Plaintiffs who make a premises liability or other personal injury claim in Florida are often required to testify at the trial. A victim’s testimony can be used to describe how an injury occurred or to explain the effects that an injury has had on their quality of life. In cases of injuries with no eyewitnesses, surveillance footage, or other documentary evidence of a plaintiff’s injury, the plaintiff’s testimony can be the most crucial evidence in the case. Because a jury often decides cases based on the credibility and trustworthiness of a witness, defendants will often try to smear a plaintiff’s credibility so that a jury will not believe the testimony. The Florida Court of Appeal recently affirmed a trial judge’s ruling, which allowed the defendant’s counsel to attack the credibility of a personal injury plaintiff during cross-examination.

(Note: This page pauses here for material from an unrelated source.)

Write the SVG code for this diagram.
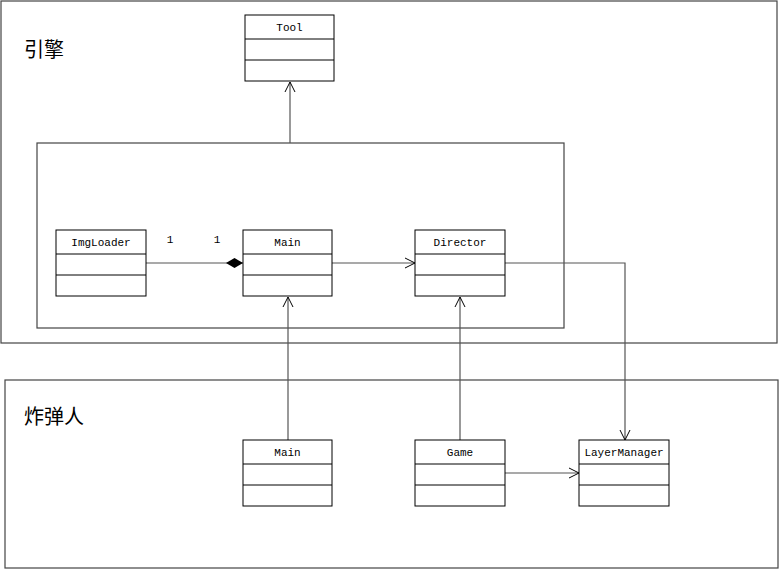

The plaintiff in the recently decided case was allegedly injured in a slip and fall incident at the defendant’s retail store. According to the facts discussed in the judicial opinion, the alleged slip-and-fall was not caught on camera, and the plaintiff’s credibility was a central feature of the trial. Before trial, the defense had asked the plaintiff’s attorney to furnish income and other financial information as part of the discovery process. The plaintiff’s attorney refused the request, responding that the requested information was not relevant to the plaintiff’s claims.
At trial, the plaintiff testified about what happened on the day of the incident. Defense counsel cross-examined the plaintiff, bringing up that their attorney refused to supply the requested income information. The questions were permitted despite the plaintiff’s objection that the questioning was irrelevant and damaged the plaintiff’s credibility. After the trial, the jury came back with a verdict in favor of the defendant.